Monday, February 20, 2012

Finding new meaning in one of the Torah's more alien rituals

Amnesh Yasatzu was a soldier in the Israel Defense Forces.  A bit more than a week ago, she was run over by a car on Highway 66 in the Israeli city of Yokneam, near Haifa.  The car drove off without stopping.  Then she was hit by another car that also drove off.  A third car flipped over after swerving to avoid hitting her yet again.


Amnesh Yasatzu was nineteen years old.


Last Thursday, ten Israeli rabbis gathered at the spot where Amnesh was killed.  They prayed together.  Then they cried out to the Lord: "Our hands have not spilled this blood and our eyes have not seen.  Atone for Your people who You have redeemed, O Lord, and don't give innocent blood to be in the midst of Your people."


Those words are from the Torah - Deuteronomy 21:7-8.  They are part of a ceremony know as ha-eglah ha-arufah - literally, the necked heifer.  The Torah means for this ceremony to be performed whenever a dead body is found and its assailant is unknown.  First, responsibility for the body is assigned by determining which city is closest to the place it was found.  The elders of that city then adjourn to a desolate field, bringing with them a year old heifer which has never worked a field.  They break (some translate as axe) the back of the neck of the heifer, after which they wash their hands and make the declaration cited above.


The rabbis who gathered at the side of Highway 66 did not bring a heifer with them.  They dispensed with that part of the ritual entirely.  Nevertheless, in reviving at least a part of this strange ritual, they were making a powerful statement about what the death of this young soldier means to her community.  Rabbi David Stav, who led the group of rabbis performing this ritual put it best when he said that there "should not be a situation in which blood is haphazardly spilt and the public does not perform any act of remorse"  He went on to say that "the Torah presents an uncompromising moral statement, that all of us, religious, traditional and secular, have to adopt: We are responsible for spilt blood.  We are responsible for blood spilt in road accidents, we are responsible for blood spilt in stupid gang fights, for women murdered by their husbands, and for the blood spilt in the murders which fill the pages of our newspapers."

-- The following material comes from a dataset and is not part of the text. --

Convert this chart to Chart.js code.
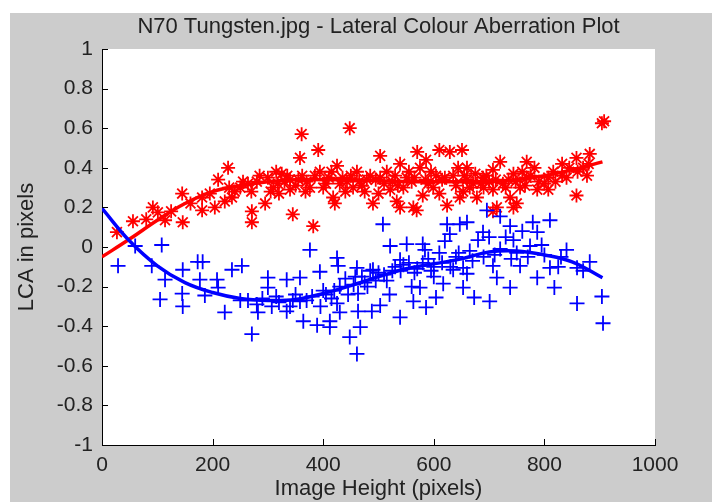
<!DOCTYPE html>
<html>
<head>
<meta charset="utf-8">
<title>N70 Tungsten.jpg - Lateral Colour Aberration Plot</title>
<script src="https://cdn.jsdelivr.net/npm/chart.js@4.4.1/dist/chart.umd.min.js"></script>
<style>
    html, body { margin: 0; padding: 0; background: #ffffff; }
    #lca-chart { display: block; }
</style>
</head>
<body>
<canvas id="lca-chart" width="713" height="502"></canvas>
<script>
// red channel (stars)
const redX = [27, 56, 80, 92, 101, 114, 125, 146, 145, 160, 181, 181, 195, 204, 210, 222, 228, 230, 235, 250,
    264, 270, 271, 271, 280, 295, 300, 310, 318, 320, 325, 330, 340, 340, 345, 350, 358, 361, 362, 370,
    376, 382, 391, 394, 400, 410, 418, 421, 425, 430, 440, 443, 448, 454, 461, 470, 479, 490, 500, 503,
    503, 510, 521, 530, 533, 539, 539, 545, 551, 560, 563, 569, 570, 575, 580, 586, 590, 599, 604, 610,
    610, 615, 624, 629, 640, 644, 647, 651, 653, 660, 660, 671, 678, 689, 690, 700, 707, 707, 707, 714,
    720, 725, 735, 738, 744, 744, 750, 756, 760, 768, 768, 782, 787, 790, 807, 807, 816, 832, 832, 845,
    858, 858, 860, 877, 880, 882, 904, 908,
    240, 255, 285, 305, 315, 335, 355, 368, 385, 405, 415, 435, 450, 465, 475, 485, 495, 515, 525, 535,
    555, 565, 585, 595, 620, 635, 655, 665, 675, 685, 695, 712, 730, 748, 765, 775, 800, 820, 840, 870];
const redY = [0.075, 0.13, 0.14, 0.2, 0.175, 0.135, 0.18, 0.125, 0.27, 0.22, 0.25, 0.185, 0.27, 0.2, 0.34, 0.23, 0.4, 0.3, 0.25, 0.3,
    0.32, 0.28, 0.18, 0.125, 0.33, 0.22, 0.35, 0.3, 0.32, 0.27, 0.37, 0.33, 0.34, 0.29, 0.165, 0.31, 0.45, 0.57, 0.36, 0.33,
    0.3, 0.105, 0.49, 0.38, 0.3, 0.35, 0.25, 0.22, 0.41, 0.32, 0.28, 0.33, 0.6, 0.3, 0.38, 0.31, 0.34, 0.22, 0.27, 0.46,
    0.35, 0.32, 0.29, 0.36, 0.23, 0.42, 0.2, 0.3, 0.35, 0.33, 0.2, 0.185, 0.48, 0.4, 0.26, 0.44, 0.32, 0.3, 0.36, 0.27,
    0.49, 0.34, 0.21, 0.48, 0.31, 0.4, 0.25, 0.49, 0.28, 0.34, 0.4, 0.32, 0.25, 0.35, 0.3, 0.33, 0.39, 0.29, 0.18, 0.2,
    0.43, 0.32, 0.34, 0.25, 0.37, 0.2, 0.22, 0.3, 0.38, 0.43, 0.35, 0.4, 0.29, 0.33, 0.29, 0.35, 0.38, 0.42, 0.36, 0.4,
    0.45, 0.26, 0.38, 0.36, 0.42, 0.47, 0.625, 0.635,
    0.28, 0.33, 0.36, 0.28, 0.38, 0.36, 0.34, 0.28, 0.36, 0.32, 0.38, 0.35, 0.36, 0.33, 0.28, 0.36, 0.34, 0.38, 0.33, 0.31,
    0.38, 0.35, 0.34, 0.38, 0.35, 0.36, 0.36, 0.3, 0.37, 0.32, 0.36, 0.34, 0.3, 0.33, 0.31, 0.36, 0.32, 0.33, 0.35, 0.4];

// blue channel (crosses)
const blueX = [29, 60, 90, 105, 108, 114, 145, 146, 146, 173, 177, 182, 186, 208, 210, 222, 235, 250, 253, 264,
    271, 280, 282, 290, 300, 300, 307, 320, 334, 334, 340, 350, 358, 358, 364, 370, 376, 389, 394, 395,
    400, 412, 412, 415, 425, 425, 427, 430, 430, 440, 448, 455, 461, 461, 463, 463, 467, 470, 480, 488,
    490, 500, 503, 508, 515, 520, 521, 530, 539, 539, 540, 551, 555, 560, 563, 570, 575, 580, 584, 586,
    590, 600, 600, 604, 610, 617, 620, 624, 629, 635, 640, 647, 653, 653, 660, 660, 665, 673, 680, 689,
    690, 696, 700, 701, 707, 714, 720, 720, 730, 738, 738, 744, 750, 756, 760, 774, 779, 787, 787, 800,
    810, 810, 818, 830, 840, 859, 859, 870, 882, 904, 906,
    315, 345, 380, 405, 420, 445, 458, 475, 485, 495, 510, 525, 545, 565, 580, 595, 615, 630, 645, 670,
    710, 740, 770, 795, 825];
const blueY = [-0.095, 0.005, -0.095, -0.265, 0.01, -0.165, -0.235, -0.115, -0.3, -0.075, -0.165, -0.075, -0.245, -0.165, -0.205, -0.33, -0.115, -0.27, -0.095, -0.27,
    -0.44, -0.29, -0.33, -0.26, -0.155, -0.205, -0.3, -0.28, -0.165, -0.325, -0.3, -0.24, -0.155, -0.275, -0.375, -0.27, -0.015, -0.395, -0.125, -0.3,
    -0.22, -0.405, -0.375, -0.26, -0.055, -0.285, -0.095, -0.2, -0.33, -0.16, -0.455, -0.19, -0.105, -0.54, -0.325, -0.235, -0.405, -0.15, -0.2, -0.325,
    -0.115, -0.13, -0.295, 0.115, -0.17, -0.24, 0.005, -0.1, -0.355, -0.065, -0.12, 0.015, -0.08, -0.2, -0.275, -0.11, -0.205, 0.015, -0.015, -0.305,
    -0.06, -0.1, -0.15, -0.255, -0.03, -0.185, 0.03, 0.115, 0.065, -0.115, -0.05, 0.115, -0.205, -0.105, 0.125, -0.135, -0.02, -0.255, 0.035, 0.075,
    -0.05, 0.185, 0.05, -0.275, -0.095, -0.155, 0.155, -0.01, 0.05, 0.105, -0.205, 0.035, -0.03, -0.095, 0.08, 0.005, 0.125, 0.075, -0.155, -0.04,
    0.135, -0.105, -0.205, -0.05, -0.015, -0.105, -0.285, -0.12, -0.075, -0.25, -0.385,
    -0.25, -0.27, -0.25, -0.24, -0.22, -0.24, -0.15, -0.18, -0.12, -0.17, -0.14, -0.12, -0.09, -0.13, -0.08, -0.12, -0.08, -0.1, -0.03, -0.07,
    -0.04, -0.06, -0.05, 0.01, -0.1];

// fitted curves
const fitX = [0, 50, 100, 150, 200, 250, 300, 350, 400, 450, 500, 550, 600, 650, 700, 750, 800, 850, 905];
const redFit = [-0.05, 0.04, 0.135, 0.22, 0.28, 0.31, 0.33, 0.34, 0.34, 0.34, 0.335, 0.33, 0.33, 0.33, 0.33, 0.34, 0.36, 0.39, 0.43];
const blueFit = [0.195, 0.03, -0.095, -0.18, -0.23, -0.26, -0.27, -0.265, -0.235, -0.195, -0.15, -0.11, -0.085, -0.06, -0.025, -0.02, -0.04, -0.075, -0.155];

// axes
const xTicks = [0, 200, 400, 600, 800, 1000];
const xTickLabels = ["0", "200", "400", "600", "800", "1000"];
const yTicks = [-1, -0.8, -0.6, -0.4, -0.2, 0, 0.2, 0.4, 0.6, 0.8, 1];
const yTickLabels = ["-1", "-0.8", "-0.6", "-0.4", "-0.2", "0", "0.2", "0.4", "0.6", "0.8", "1"];

const fontFamily = "'Liberation Sans', Arial, sans-serif";
const textColour = "#222222";

const toPoints = (xs, ys) => xs.map((x, i) => ({x: x, y: ys[i]}));

// grey figure + white axes box, like a matlab figure window
const figureBackground = {
    id: "figureBackground",
    beforeDraw(chart) {
        const ctx = chart.ctx;
        const area = chart.chartArea;
        ctx.save();
        ctx.fillStyle = "#cccccc";
        ctx.fillRect(10, 13, chart.width - 11, chart.height - 13);
        ctx.fillStyle = "#ffffff";
        ctx.fillRect(area.left, area.top, area.right - area.left, area.bottom - area.top);
        ctx.restore();
    }
};

// tick marks point into the plot
const inwardTicks = {
    id: "inwardTicks",
    afterDraw(chart) {
        const ctx = chart.ctx;
        const area = chart.chartArea;
        const len = 6;
        ctx.save();
        ctx.strokeStyle = "#000000";
        ctx.lineWidth = 1;
        ctx.beginPath();
        chart.scales.x.ticks.forEach(t => {
            const px = Math.round(chart.scales.x.getPixelForValue(t.value)) + 0.5;
            ctx.moveTo(px, area.bottom);
            ctx.lineTo(px, area.bottom - len);
        });
        chart.scales.y.ticks.forEach(t => {
            const py = Math.round(chart.scales.y.getPixelForValue(t.value)) + 0.5;
            ctx.moveTo(area.left, py);
            ctx.lineTo(area.left + len, py);
        });
        ctx.stroke();
        ctx.restore();
    }
};

new Chart(document.getElementById("lca-chart"), {
    type: "scatter",
    data: {
        datasets: [{
            label: "red fit",
            data: toPoints(fitX, redFit),
            showLine: true,
            borderColor: "#ff0000",
            borderWidth: 3.5,
            pointRadius: 0,
            tension: 0.4,
            order: 2
        }, {
            label: "red",
            data: toPoints(redX, redY),
            pointStyle: "star",
            pointRadius: 7,
            borderColor: "#ff0000",
            backgroundColor: "#ff0000",
            pointBorderWidth: 1.8,
            order: 3
        }, {
            label: "blue fit",
            data: toPoints(fitX, blueFit),
            showLine: true,
            borderColor: "#0000ff",
            borderWidth: 3.5,
            pointRadius: 0,
            tension: 0.4,
            order: 0
        }, {
            label: "blue",
            data: toPoints(blueX, blueY),
            pointStyle: "cross",
            pointRadius: 7.5,
            borderColor: "#0000ff",
            backgroundColor: "#0000ff",
            pointBorderWidth: 1.8,
            order: 1
        }]
    },
    options: {
        responsive: false,
        animation: false,
        devicePixelRatio: 1,
        layout: {
            padding: {left: 10, right: 58, top: 0, bottom: 0}
        },
        plugins: {
            legend: {display: false},
            tooltip: {enabled: false},
            title: {
                display: true,
                fullSize: false,
                text: "N70 Tungsten.jpg - Lateral Colour Aberration Plot",
                color: textColour,
                font: {family: fontFamily, size: 22, weight: "normal"},
                padding: {top: 14, bottom: 8.6}
            }
        },
        scales: {
            x: {
                type: "linear",
                min: 0,
                max: 1000,
                afterBuildTicks: scale => { scale.ticks = xTicks.map(v => ({value: v})); },
                afterFit: scale => { scale.height = 57; },
                grid: {drawOnChartArea: false, drawTicks: false},
                border: {display: true, color: "#000000", width: 1},
                ticks: {
                    color: textColour,
                    font: {family: fontFamily, size: 21},
                    padding: 8,
                    maxRotation: 0,
                    callback: (value, index) => xTickLabels[index]
                },
                title: {
                    display: true,
                    text: "Image Height (pixels)",
                    color: textColour,
                    font: {family: fontFamily, size: 22},
                    padding: {top: 0, bottom: 0}
                }
            },
            y: {
                type: "linear",
                min: -1,
                max: 1,
                afterBuildTicks: scale => { scale.ticks = yTicks.map(v => ({value: v})); },
                afterFit: scale => { scale.width = 92; },
                grid: {drawOnChartArea: false, drawTicks: false},
                border: {display: true, color: "#000000", width: 1},
                ticks: {
                    color: textColour,
                    font: {family: fontFamily, size: 21},
                    padding: 9,
                    callback: (value, index) => yTickLabels[index]
                },
                title: {
                    display: true,
                    text: "LCA in pixels",
                    color: textColour,
                    font: {family: fontFamily, size: 22},
                    padding: {top: 4, bottom: 0}
                }
            }
        }
    },
    plugins: [figureBackground, inwardTicks]
});
</script>
</body>
</html>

The above Jerusalem Post article cites the 15th century exegete Isaac Abarbanel who said that this peculiar ceremony "was meant to shock residents of the cities close to the site where the corpse was discovered.  The purpose was to interrupt the routine of everyday life and force those watching and passing by to think about and take responsibility for a situation in which a society can allow a person’s death to go unpunished and unnoticed."


Though I have read this section of Torah many times before, the eglah arufah ceremony first made an impression on me perhaps three or four years ago.  It awakened me to a simple fact that I have always known but had not thought about all that much.  When a person is arrested and charged with a crime, the matter is pursued under the caption "The State of Such-and-such Versus So-and-so."  We don't prosecute people in the name of the victim or the victim's family.  We do so in the name of the community.  In other words, crimes committed against a person are really crimes against the entire community and on that basis do we deny someone convicted of a crime their liberty or even their lives.


As much as it is a means of protecting ourselves and punishing wrongdoing, our criminal justice system says something about us.  The harshness or leniency of the punishments we mete out - and the consistency with which we apply these standards - all speak to who we are as a community.  But what the eglah arufah ceremony reminds us is that we say something about ourselves even when we don't know on whom to charge the crime. Someone has been hurt.  Perhaps even blood has been shed.  Can we turn away from such a thing and not diminish ourselves? 

To those who mourn for Amnesh Yasatzu, I pray that God comfort them among those who mourn in Zion and Jerusalem.  And for Rabbi Stav and those who stood with him to atone for her death, may the Holy One strengthen those who bring the words and the teachings of Torah to enrich and ennoble our lives.